Wish us luck. My thanks to Dr. Phil and the producers of the show. 
Julie42 
Julie,
This sounds so much like my husband, minimizing my
feelings and verbally abusing all of us. Saying that I
am too sensitive.
When I married him he had 2 children and one was
just a baby, her mother died on childbirth. He has such
anger towards this precious child. She is now 7 and
she is afraid of her dad, he doesn't hit her but he is 350 lbs
and he gets in her face and is very mean. He calls her names
like cow and pig.
I have talked to a psychologist about what to do and he tells
me that i just need to be there for her and let her know that
he is wrong and to just be a support to her. I have explained
to him that he cannot do the things that he does to her or
any of the other children.
One time things got so bad and my oldest daughter moved out
and lived with her dad (and she hates him). I told him that
I can not live like that and that I would be gone if he continued.
He has been much better and made some improvements.

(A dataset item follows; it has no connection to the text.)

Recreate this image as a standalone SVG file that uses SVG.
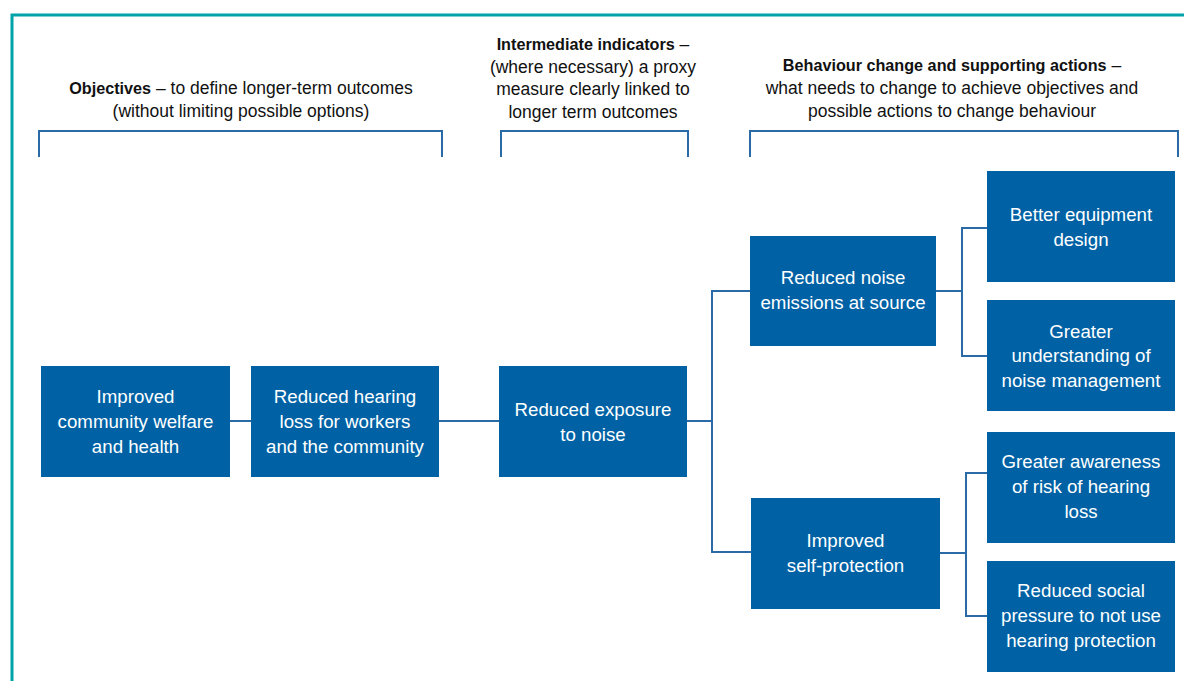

But still the fear that has been planted in my 7 yr olds heart
is still there.
There are 4 kids all together but he seems to single out the
7 yr old. I realize that there are a lot of things he must be going
through, but I can' t let that excuse his behavior of abuse on
any of us.
I have not seen this show yet, but I think you have alot of
courage and I hope that whatever happens you can make
peace with yourself. You are trying to make a difference in
your own life and the lives of many here. Thank you so much!